TASK TO COMPLETE -
Repeat exactly, and only, the lines from the one that contains "Rebuild this chart" to the one that contains "const DEPTH_DY = 28;", both ends included. Omit every picture.

DATASET EXTRACT -
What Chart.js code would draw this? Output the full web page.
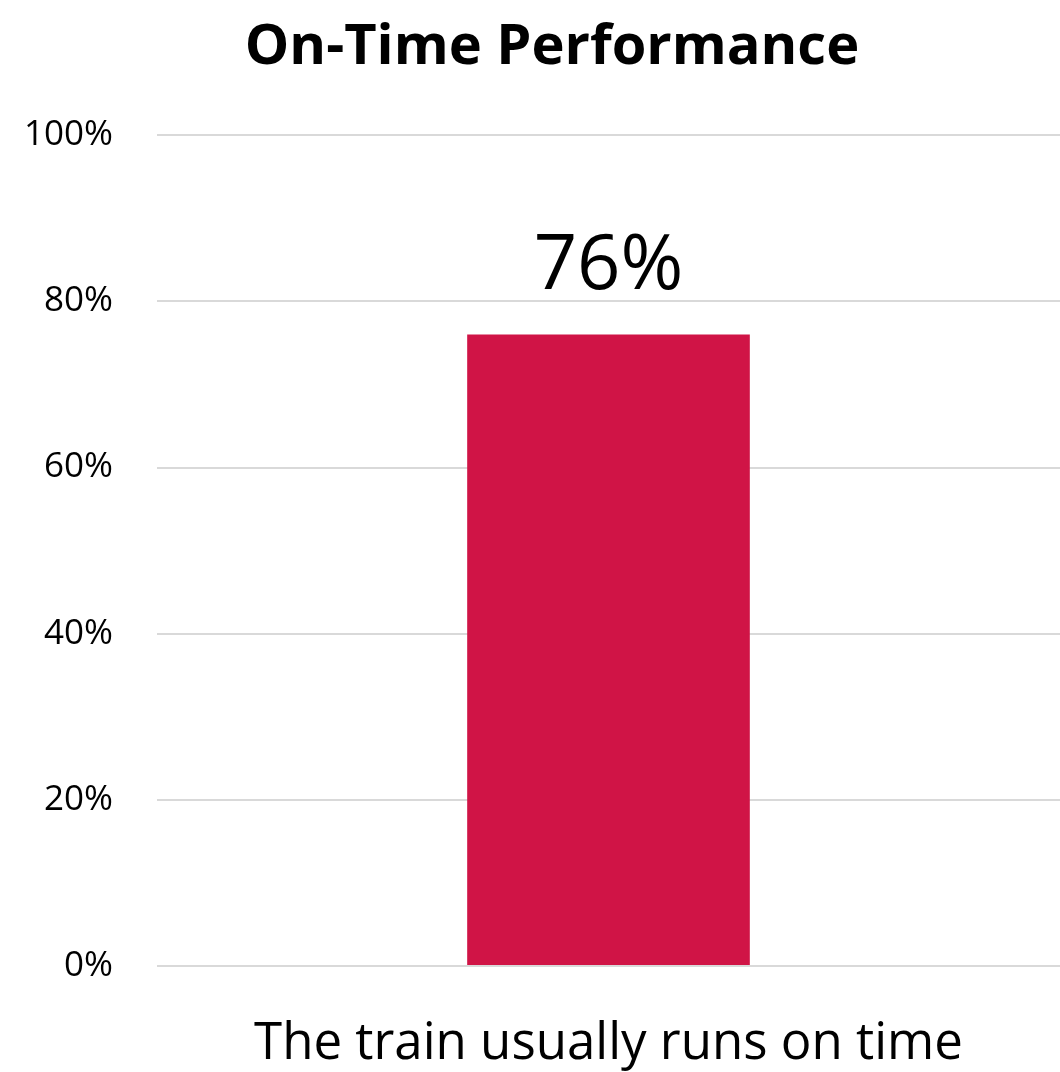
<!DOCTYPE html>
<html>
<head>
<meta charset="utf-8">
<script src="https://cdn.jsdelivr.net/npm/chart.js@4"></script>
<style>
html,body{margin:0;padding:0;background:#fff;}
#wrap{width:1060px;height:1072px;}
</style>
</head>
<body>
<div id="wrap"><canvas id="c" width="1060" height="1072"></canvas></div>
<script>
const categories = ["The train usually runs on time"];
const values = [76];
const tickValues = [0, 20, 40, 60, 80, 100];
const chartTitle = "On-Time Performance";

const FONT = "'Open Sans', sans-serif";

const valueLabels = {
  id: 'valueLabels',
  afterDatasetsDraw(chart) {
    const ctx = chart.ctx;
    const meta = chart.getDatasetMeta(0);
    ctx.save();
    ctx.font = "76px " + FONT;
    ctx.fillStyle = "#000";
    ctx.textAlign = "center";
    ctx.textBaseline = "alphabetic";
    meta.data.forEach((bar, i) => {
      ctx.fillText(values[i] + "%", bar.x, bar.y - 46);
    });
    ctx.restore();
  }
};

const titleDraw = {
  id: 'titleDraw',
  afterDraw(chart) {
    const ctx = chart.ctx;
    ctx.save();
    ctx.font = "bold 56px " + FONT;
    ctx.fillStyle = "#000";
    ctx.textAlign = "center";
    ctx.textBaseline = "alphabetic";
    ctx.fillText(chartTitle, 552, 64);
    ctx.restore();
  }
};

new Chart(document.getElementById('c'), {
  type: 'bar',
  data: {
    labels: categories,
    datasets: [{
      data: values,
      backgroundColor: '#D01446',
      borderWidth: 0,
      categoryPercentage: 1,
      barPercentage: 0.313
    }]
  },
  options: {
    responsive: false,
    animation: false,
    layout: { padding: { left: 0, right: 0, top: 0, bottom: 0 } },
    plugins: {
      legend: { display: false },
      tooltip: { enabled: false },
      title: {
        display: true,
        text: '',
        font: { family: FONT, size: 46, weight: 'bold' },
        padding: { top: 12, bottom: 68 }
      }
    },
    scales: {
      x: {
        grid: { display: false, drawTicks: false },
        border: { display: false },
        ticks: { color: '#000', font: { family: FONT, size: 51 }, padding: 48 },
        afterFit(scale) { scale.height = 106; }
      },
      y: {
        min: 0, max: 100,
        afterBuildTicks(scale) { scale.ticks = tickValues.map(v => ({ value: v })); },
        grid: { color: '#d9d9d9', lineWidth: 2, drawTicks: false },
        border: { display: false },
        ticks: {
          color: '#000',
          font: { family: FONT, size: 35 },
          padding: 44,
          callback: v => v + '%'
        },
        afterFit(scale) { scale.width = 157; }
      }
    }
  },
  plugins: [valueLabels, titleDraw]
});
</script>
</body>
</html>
...
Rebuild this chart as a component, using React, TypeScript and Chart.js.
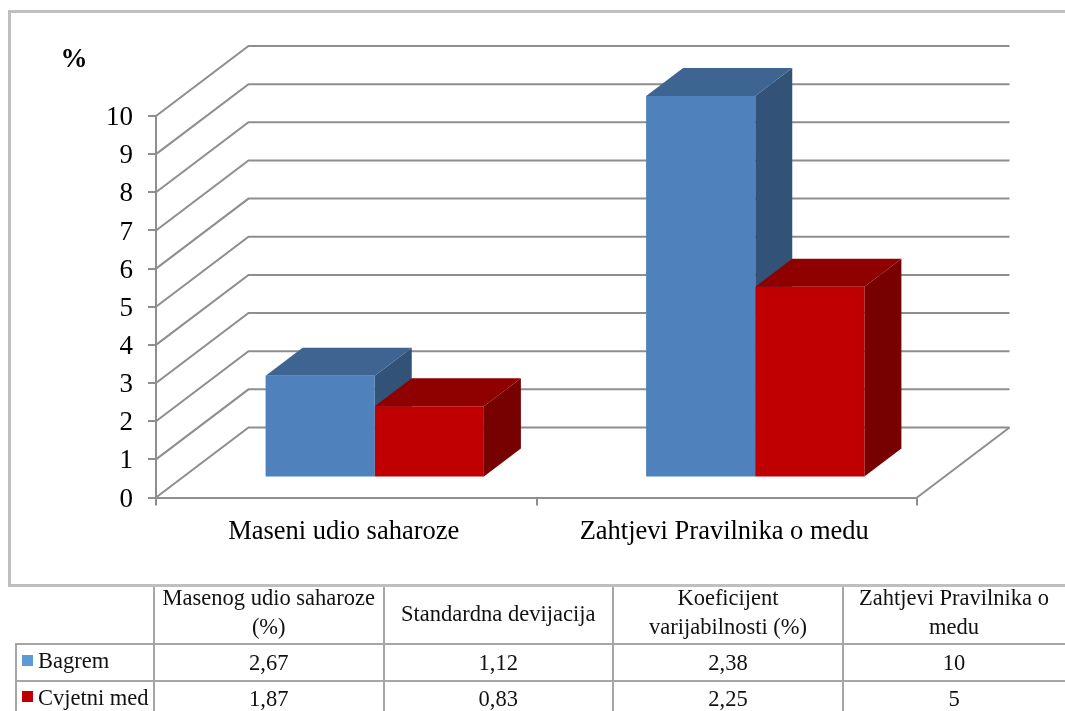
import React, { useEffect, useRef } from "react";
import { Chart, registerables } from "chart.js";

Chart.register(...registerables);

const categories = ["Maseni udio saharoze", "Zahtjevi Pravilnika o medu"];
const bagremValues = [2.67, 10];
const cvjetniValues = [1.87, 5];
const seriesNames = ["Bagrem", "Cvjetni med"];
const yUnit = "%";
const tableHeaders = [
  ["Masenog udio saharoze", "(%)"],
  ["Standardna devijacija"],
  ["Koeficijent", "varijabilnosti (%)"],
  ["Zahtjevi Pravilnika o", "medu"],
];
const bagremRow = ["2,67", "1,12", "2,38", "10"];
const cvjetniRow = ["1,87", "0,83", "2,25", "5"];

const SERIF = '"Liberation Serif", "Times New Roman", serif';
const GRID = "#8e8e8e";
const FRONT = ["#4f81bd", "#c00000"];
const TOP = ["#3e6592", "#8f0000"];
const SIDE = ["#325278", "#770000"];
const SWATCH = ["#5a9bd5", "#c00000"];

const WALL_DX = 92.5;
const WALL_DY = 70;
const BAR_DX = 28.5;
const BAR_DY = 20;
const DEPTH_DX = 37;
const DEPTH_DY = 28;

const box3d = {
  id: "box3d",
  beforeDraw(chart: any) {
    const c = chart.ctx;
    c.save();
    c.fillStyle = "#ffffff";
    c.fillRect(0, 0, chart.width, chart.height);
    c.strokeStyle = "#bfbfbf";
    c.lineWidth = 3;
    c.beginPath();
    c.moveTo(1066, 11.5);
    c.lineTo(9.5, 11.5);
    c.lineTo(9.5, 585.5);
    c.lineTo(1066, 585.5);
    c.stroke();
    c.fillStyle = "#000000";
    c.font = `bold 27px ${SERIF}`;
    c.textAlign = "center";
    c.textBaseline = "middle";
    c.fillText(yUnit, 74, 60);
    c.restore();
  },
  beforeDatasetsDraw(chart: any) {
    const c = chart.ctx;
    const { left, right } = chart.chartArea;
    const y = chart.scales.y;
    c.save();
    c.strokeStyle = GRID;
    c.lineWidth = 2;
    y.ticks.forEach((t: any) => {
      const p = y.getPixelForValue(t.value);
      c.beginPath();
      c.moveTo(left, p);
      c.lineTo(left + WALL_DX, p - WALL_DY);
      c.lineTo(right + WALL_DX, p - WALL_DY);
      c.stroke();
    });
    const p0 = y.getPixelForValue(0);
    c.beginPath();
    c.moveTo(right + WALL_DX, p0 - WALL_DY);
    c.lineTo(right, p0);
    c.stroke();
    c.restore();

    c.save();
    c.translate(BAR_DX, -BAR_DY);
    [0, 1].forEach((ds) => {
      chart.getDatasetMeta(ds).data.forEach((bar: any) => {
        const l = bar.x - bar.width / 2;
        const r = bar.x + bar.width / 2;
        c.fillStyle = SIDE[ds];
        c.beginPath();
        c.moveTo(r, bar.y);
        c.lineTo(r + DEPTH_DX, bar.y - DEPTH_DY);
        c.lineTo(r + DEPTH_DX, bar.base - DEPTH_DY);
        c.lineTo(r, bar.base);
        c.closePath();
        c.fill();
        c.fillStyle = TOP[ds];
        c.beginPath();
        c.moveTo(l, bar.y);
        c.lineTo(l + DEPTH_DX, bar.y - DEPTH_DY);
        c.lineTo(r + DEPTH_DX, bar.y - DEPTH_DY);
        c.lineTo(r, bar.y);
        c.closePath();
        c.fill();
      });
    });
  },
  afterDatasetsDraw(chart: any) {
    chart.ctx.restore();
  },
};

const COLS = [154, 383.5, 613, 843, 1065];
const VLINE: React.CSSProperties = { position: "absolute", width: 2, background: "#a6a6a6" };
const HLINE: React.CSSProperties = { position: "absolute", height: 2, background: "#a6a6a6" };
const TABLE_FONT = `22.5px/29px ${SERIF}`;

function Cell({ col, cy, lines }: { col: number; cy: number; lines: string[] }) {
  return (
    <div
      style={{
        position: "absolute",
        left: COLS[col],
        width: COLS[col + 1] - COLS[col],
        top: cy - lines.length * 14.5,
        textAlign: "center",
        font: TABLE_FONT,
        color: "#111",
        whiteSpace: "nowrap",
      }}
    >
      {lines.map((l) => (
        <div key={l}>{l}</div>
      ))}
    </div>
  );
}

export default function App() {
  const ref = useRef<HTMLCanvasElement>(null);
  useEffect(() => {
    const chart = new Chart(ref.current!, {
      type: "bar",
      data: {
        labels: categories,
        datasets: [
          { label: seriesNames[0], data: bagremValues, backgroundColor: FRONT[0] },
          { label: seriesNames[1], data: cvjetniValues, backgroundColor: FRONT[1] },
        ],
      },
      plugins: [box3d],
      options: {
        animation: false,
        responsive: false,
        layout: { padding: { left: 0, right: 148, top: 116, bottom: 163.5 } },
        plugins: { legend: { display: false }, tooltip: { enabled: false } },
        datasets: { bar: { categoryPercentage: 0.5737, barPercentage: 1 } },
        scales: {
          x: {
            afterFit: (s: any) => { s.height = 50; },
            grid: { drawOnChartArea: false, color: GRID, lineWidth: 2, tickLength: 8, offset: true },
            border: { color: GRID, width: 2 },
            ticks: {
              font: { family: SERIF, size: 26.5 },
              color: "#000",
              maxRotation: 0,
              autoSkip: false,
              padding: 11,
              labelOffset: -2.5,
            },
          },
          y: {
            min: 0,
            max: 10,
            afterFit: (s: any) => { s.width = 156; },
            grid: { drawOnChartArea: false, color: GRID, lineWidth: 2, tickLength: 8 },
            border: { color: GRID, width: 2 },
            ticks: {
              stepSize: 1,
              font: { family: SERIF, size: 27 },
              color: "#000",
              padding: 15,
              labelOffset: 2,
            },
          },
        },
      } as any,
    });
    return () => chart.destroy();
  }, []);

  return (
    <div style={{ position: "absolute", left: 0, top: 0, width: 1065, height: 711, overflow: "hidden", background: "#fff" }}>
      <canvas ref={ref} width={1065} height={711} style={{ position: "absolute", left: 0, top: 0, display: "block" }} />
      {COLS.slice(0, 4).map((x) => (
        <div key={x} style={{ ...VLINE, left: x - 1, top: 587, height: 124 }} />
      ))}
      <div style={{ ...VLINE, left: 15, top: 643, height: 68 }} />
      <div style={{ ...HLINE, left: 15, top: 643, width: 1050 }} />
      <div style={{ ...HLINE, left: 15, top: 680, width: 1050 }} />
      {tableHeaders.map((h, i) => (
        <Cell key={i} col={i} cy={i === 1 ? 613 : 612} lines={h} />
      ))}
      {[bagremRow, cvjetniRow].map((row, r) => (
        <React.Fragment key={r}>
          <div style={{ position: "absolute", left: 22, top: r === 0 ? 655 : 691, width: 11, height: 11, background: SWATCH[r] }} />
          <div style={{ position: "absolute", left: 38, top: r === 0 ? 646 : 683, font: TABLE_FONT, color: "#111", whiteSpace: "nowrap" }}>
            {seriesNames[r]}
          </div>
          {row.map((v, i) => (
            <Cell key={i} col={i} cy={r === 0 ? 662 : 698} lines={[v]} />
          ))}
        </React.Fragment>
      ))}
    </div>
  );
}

SOLUTION FOR THIS EXERCISE -
Rebuild this chart as a component, using React, TypeScript and Chart.js.
import React, { useEffect, useRef } from "react";
import { Chart, registerables } from "chart.js";

Chart.register(...registerables);

const categories = ["Maseni udio saharoze", "Zahtjevi Pravilnika o medu"];
const bagremValues = [2.67, 10];
const cvjetniValues = [1.87, 5];
const seriesNames = ["Bagrem", "Cvjetni med"];
const yUnit = "%";
const tableHeaders = [
  ["Masenog udio saharoze", "(%)"],
  ["Standardna devijacija"],
  ["Koeficijent", "varijabilnosti (%)"],
  ["Zahtjevi Pravilnika o", "medu"],
];
const bagremRow = ["2,67", "1,12", "2,38", "10"];
const cvjetniRow = ["1,87", "0,83", "2,25", "5"];

const SERIF = '"Liberation Serif", "Times New Roman", serif';
const GRID = "#8e8e8e";
const FRONT = ["#4f81bd", "#c00000"];
const TOP = ["#3e6592", "#8f0000"];
const SIDE = ["#325278", "#770000"];
const SWATCH = ["#5a9bd5", "#c00000"];

const WALL_DX = 92.5;
const WALL_DY = 70;
const BAR_DX = 28.5;
const BAR_DY = 20;
const DEPTH_DX = 37;
const DEPTH_DY = 28;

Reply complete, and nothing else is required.